Not to be too obvious here, but taken together none of this bodes well for freedom.
An inability to recognize freedom in the midst of celebrating some of the most famous achievements in the recent history of artistic freedom, a decided unwillingness to specifically address the most heinous act of opposition to freedom in modern Olympic history -- plus a fascist-like political correctness that costs a young woman her Olympic moment -- all act as storm warnings. These are caution signals if not flashing red lights.

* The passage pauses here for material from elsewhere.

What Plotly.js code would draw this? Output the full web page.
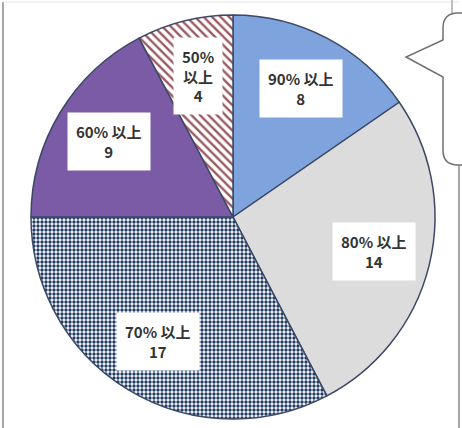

Freedom is, of course, tied inextricably to the success of capitalism. It is capitalism that made welfare mother Rowling richer than the Queen. It is capitalism that made the four lads from Liverpool rich beyond their dreams. And it is capitalism that, in the recent words of Charles Murray in the Wall Street Journal:
… is the best thing that has ever happened to the material condition of the human race. From the dawn of history until the 18th century, every society in the world was impoverished, with only the thinnest film of wealth on top. Then came capitalism and the Industrial Revolution. Everywhere that capitalism subsequently took hold, national wealth began to increase and poverty began to fail. Everywhere that capitalism didn't take hold, people remained impoverished. Everywhere that capitalism has been rejected since then, poverty has increased.
Capitalism has lifted the world out of poverty because it gives people a chance to get rich by creating value and reaping the rewards.